After that, Watkins moved on to the corporate world, dealing with import and export shipping. After she had kids, they didn’t like the long work hours she had to do, and Watkins found herself where she is now. Over the course of this time, Watkins had plenty of good memories, but one of her favorites is actually from Fayette County High School, a previous school she used to work for.
“We had a massive fight between the boys in the morning — fifteen to twenty boys. Dr. Chamberlain was the dean of the schools, but Mr. Sweat was the vice principal and he was the one that dealt with it,” Watkins said. “We thought it was over with, lunch came, and then the girls had a fight about the boys’ fight in the afternoon.”
Along with that memory, another fun recollection involves the old junior-senior fights that used to take place and involves a lot of whipped cream. This kind of playful and light chaos with children is something Watkins admires and is one of the things that she’ll greatly miss.
“I’ll miss the people, I’ll miss getting to see kids all the time, and the craziness,” Watkins said. “Just the camaraderie we have in the office. We know each other just walking down the halls. It’s been my life for twenty years.”

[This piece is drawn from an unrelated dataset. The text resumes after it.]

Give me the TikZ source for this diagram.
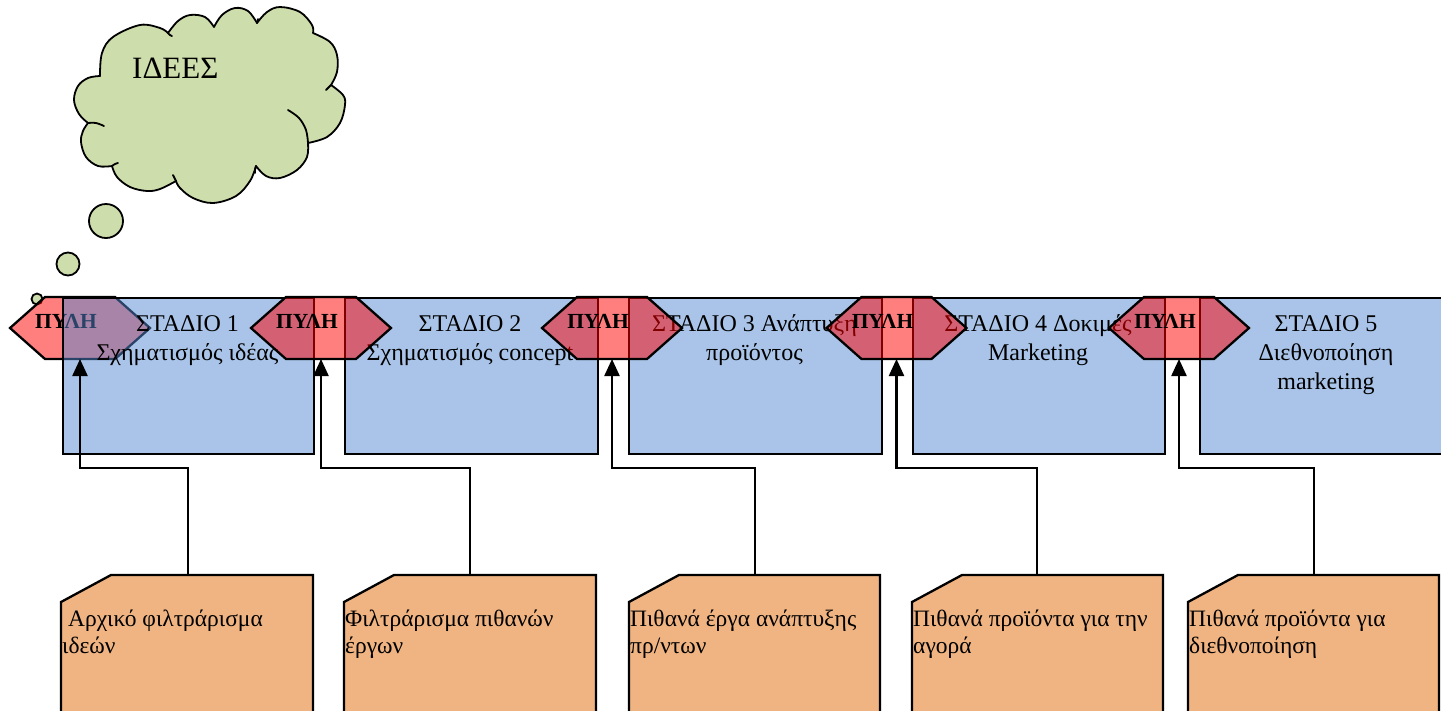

Watkins has done a lot for the Mill, and the Mill means a lot to her as well. The memories will always hold a special place in her heart and even as she says farewell, she has advice for students yet to walk through the halls of Starr’s Mill.
“Never be afraid to try what you want to try,” Watkins said. “That fear’s not worth it. You might succeed, which you’ll never know if you don’t try. Be proud that you’re a Panther, be proud that you have this school. You will see when you get out into the real world that what you thought was hard in here was probably the best days of your life.”

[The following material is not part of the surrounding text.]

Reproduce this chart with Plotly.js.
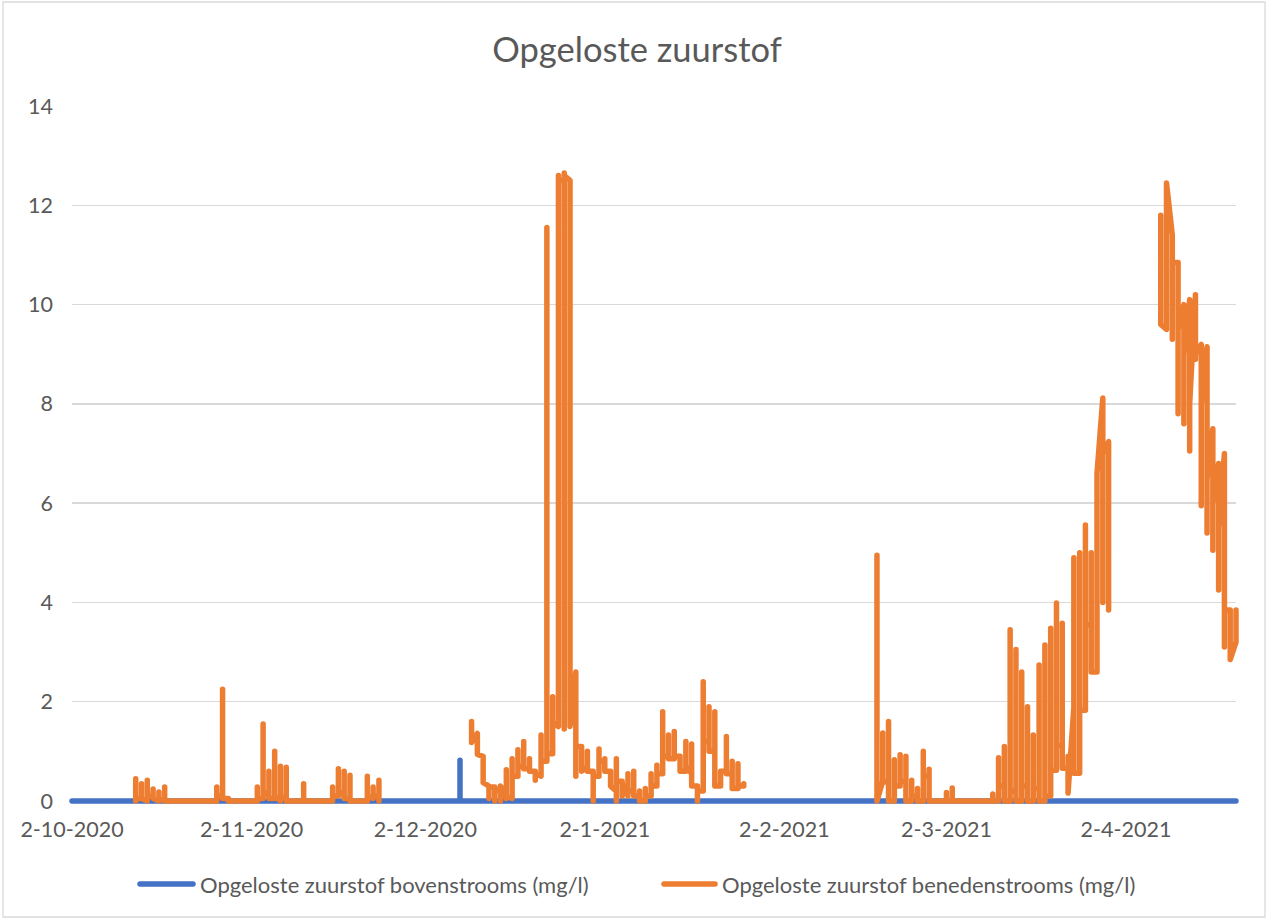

Like teacher Barbara Thornton, Watkins has been here since the beginning and looks forward to retirement, calling it bittersweet. Both love the environment and will miss it dearly, but also cannot wait to spend more time with each of their families.
Even after helping students for years, Watkins hopes to keep the helping attitude with her kids and grandkids as she takes the opportunity to be with them more often.